Paris/Beijing, December 7, 2025 – French President Emmanuel Macron has delivered one of the bluntest European warnings yet to Beijing: correct the “unsustainable” trade surplus with the European Union or brace for protective tariffs modeled on those imposed by the United States.
In an interview published Saturday in the French financial daily Les Echos, just days after concluding a high-profile state visit to China, Macron declared that the EU’s goods trade deficit with China – which soared past €300 billion in 2024 – is no longer tolerable.
“If China does not react, we Europeans will be forced, in the coming months, to take strong measures following the example of the United States – that is, to impose tariffs on Chinese products,” Macron said. “This surplus is self-destructive for China itself because it ends up killing its own customers.”
The numbers underline his concern. Europe’s trade deficit with China has ballooned nearly 60% since 2019, driven by a flood of Chinese electric vehicles, batteries, solar panels, and machinery, while European exports to the world’s second-largest economy remain stubbornly constrained. France alone recorded a bilateral goods deficit of more than €50 billion last year.
Macron’s threat comes at a delicate moment. The return of Donald Trump to the White House in January 2025 has already seen U.S. tariffs on Chinese goods climb to an effective rate of 47% (down from an initial 57% after a limited October deal). Many analysts believe those measures have simply redirected Chinese exports toward a more open European market, effectively “dumping” excess capacity on the continent.
Caught in the middle, the EU now faces what Macron called “a matter of life or death” for its industrial base. “We are between American protectionism and Chinese overcapacity,” he said. “If we do nothing, we will lose entire sectors – automotive, machine tools, green technologies – and with them hundreds of thousands of European jobs.”

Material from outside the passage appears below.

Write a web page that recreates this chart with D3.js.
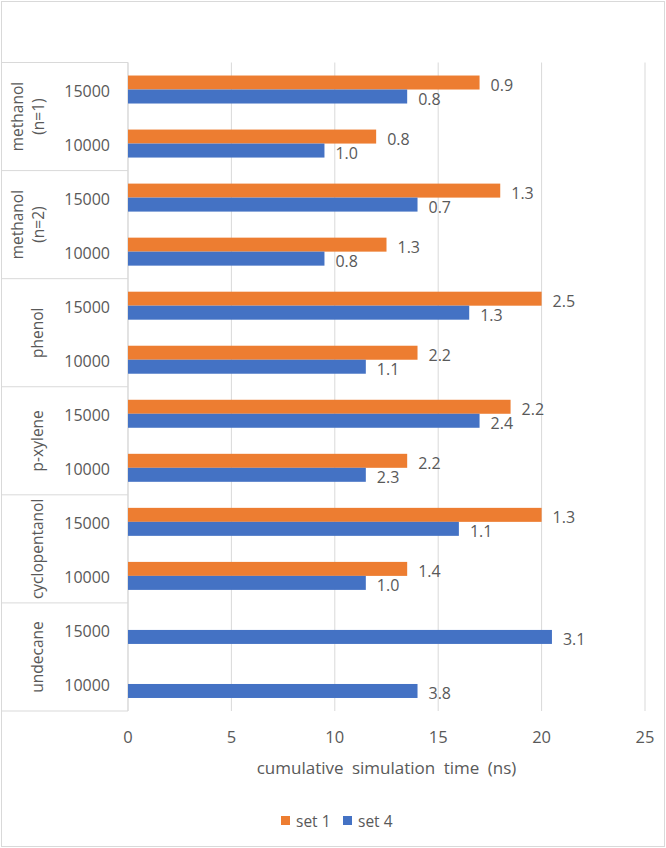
<!DOCTYPE html>
<html><head><meta charset="utf-8">
<script src="https://cdn.jsdelivr.net/npm/d3@7"></script>
<style>html,body{margin:0;padding:0;background:#fff;}text{font-family:"Open Sans",sans-serif;fill:#595959;}</style>
</head><body>
<svg id="c" width="666" height="848"></svg>
<script>
const groups = [["methanol","(n=1)"],["methanol","(n=2)"],["phenol"],["p-xylene"],["cyclopentanol"],["undecane"]];
const sizes = ["15000","10000"];
const seriesNames = ["set 1","set 4"];
const set1 = [17, 12, 18, 12.5, 20, 14, 18.5, 13.5, 20, 13.5, null, null];
const set4 = [13.5, 9.5, 14, 9.5, 16.5, 11.5, 17, 11.5, 16, 11.5, 20.5, 14];
const set1Labels = ["0.9","0.8","1.3","1.3","2.5","2.2","2.2","2.2","1.3","1.4",null,null];
const set4Labels = ["0.8","1.0","0.7","0.8","1.3","1.1","2.4","2.3","1.1","1.0","3.1","3.8"];
const xTicks = [0,5,10,15,20,25];
const colors = {"set 1":"#ED7D31","set 4":"#4472C4"};
const grid = "#d9d9d9";

const svg = d3.select("#c");
const L=128, R=645, T=62.5, B=711;
const cats = [];
groups.forEach((g,gi)=>sizes.forEach((s,si)=>cats.push({key:gi+"-"+si, g:gi, size:s})));

const x = d3.scaleLinear().domain([0,25]).range([L,R]);
const p = 0.482;
const y = d3.scaleBand().domain(cats.map(c=>c.key)).range([T,B]).paddingInner(p).paddingOuter(p/2);
const ys = d3.scaleBand().domain(seriesNames).range([0,y.bandwidth()]);
const gy = d3.scaleBand().domain(groups.map((g,i)=>i)).range([T,B]);

// outer border
svg.append("rect").attr("x",1.5).attr("y",1.5).attr("width",663).attr("height",845).attr("fill","none").attr("stroke",grid);

// gridlines
svg.append("g").selectAll("line").data(xTicks).join("line")
  .attr("x1",d=>x(d)).attr("x2",d=>x(d)).attr("y1",T).attr("y2",B)
  .attr("stroke",grid).attr("stroke-width",1);

// table lines
const tb = svg.append("g").attr("stroke",grid).attr("stroke-width",1);
const bounds = groups.map((g,i)=>gy(i)).concat([B]);
tb.selectAll("line.h").data(bounds).join("line").attr("class","h")
  .attr("x1",1.5).attr("x2",L).attr("y1",d=>d).attr("y2",d=>d);
tb.append("line").attr("x1",L).attr("x2",L).attr("y1",T).attr("y2",B);

// bars
const data = [];
cats.forEach((c,i)=>{
  if(set1[i]!=null) data.push({cat:c.key, s:"set 1", v:set1[i], lab:set1Labels[i]});
  if(set4[i]!=null) data.push({cat:c.key, s:"set 4", v:set4[i], lab:set4Labels[i]});
});
svg.append("g").selectAll("rect").data(data).join("rect")
  .attr("x",x(0)).attr("y",d=>y(d.cat)+ys(d.s))
  .attr("width",d=>x(d.v)-x(0)).attr("height",ys.bandwidth())
  .attr("fill",d=>colors[d.s]);
svg.append("g").selectAll("text").data(data).join("text")
  .attr("x",d=>x(d.v)+11).attr("y",d=>y(d.cat)+ys(d.s)+ys.bandwidth()/2+2)
  .attr("dominant-baseline","central").attr("font-size",16)
  .text(d=>d.lab);

// category labels
svg.append("g").selectAll("text").data(cats).join("text")
  .attr("x",110).attr("y",c=>y(c.key)+y.bandwidth()/2+1)
  .attr("text-anchor","end").attr("dominant-baseline","central").attr("font-size",16)
  .text(c=>c.size);

// group labels
groups.forEach((g,i)=>{
  const cy = gy(i)+gy.bandwidth()/2;
  const bases = g.length===2 ? [23,43.5] : [43];
  g.forEach((line,li)=>{
    svg.append("text").attr("transform",`translate(${bases[li]},${cy}) rotate(-90)`)
      .attr("text-anchor","middle").attr("font-size",15.5).text(line);
  });
});

// x axis labels
svg.append("g").selectAll("text").data(xTicks).join("text")
  .attr("x",d=>x(d)).attr("y",736).attr("text-anchor","middle").attr("dominant-baseline","central")
  .attr("font-size",16.5).text(d=>d);
svg.append("text").attr("x",(L+R)/2).attr("y",767).attr("text-anchor","middle").attr("dominant-baseline","central")
  .attr("font-size",17).attr("word-spacing",4).text("cumulative simulation time (ns)");

// legend
const lg = svg.append("g");
const lx = [281, 343];
seriesNames.forEach((s,i)=>{
  lg.append("rect").attr("x",lx[i]).attr("y",816).attr("width",9).attr("height",9).attr("fill",colors[s]);
  lg.append("text").attr("x",lx[i]+15).attr("y",821).attr("dominant-baseline","central").attr("font-size",15.5).text(s);
});
</script>
</body></html>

While trade policy is an exclusive competence of the European Commission, Macron is pushing hard for a unified EU response. Brussels has already imposed tariffs of up to 45.3% on Chinese electric vehicles and launched multiple anti-subsidy and anti-dumping investigations. Macron’s public ultimatum is widely seen as an attempt to build political momentum among the bloc’s 27 members, some of whom (notably Germany) remain wary of a full-blown trade war that could hurt their own exporters.
During his December visit to China, Macron floated several carrots alongside the stick:
- Greater openness to Chinese direct investment in Europe to help rebalance capital flows.
- A possible EU relaxation of controls on exports of advanced semiconductor equipment in exchange for China lifting its own restrictions on rare-earth minerals.
- Deeper cooperation on climate goals and reform of the World Trade Organization.
Beijing has so far given no public reply to Saturday’s interview. Chinese state media have limited coverage to factual reporting of Macron’s visit, emphasizing the “friendly and frank” atmosphere.
Markets, however, are already pricing in escalation risk. European automakers and luxury-goods stocks dipped in early trading Monday, while defense and “onshoring” shares rose on expectations of a more protectionist continent.
Analysts warn that any EU tariffs would invite swift Chinese retaliation – French cognac, German cars, Italian fashion, and European agricultural products have all been targeted in past disputes.
For now, Macron insists negotiation remains his preference. But his tone has unmistakably hardened: Europe, he said, “will no longer be naïve.” If Beijing does not offer meaningful concessions in the coming months, 2026 could mark the beginning of a new era of transatlantic-aligned trade barriers against the world’s factory floor.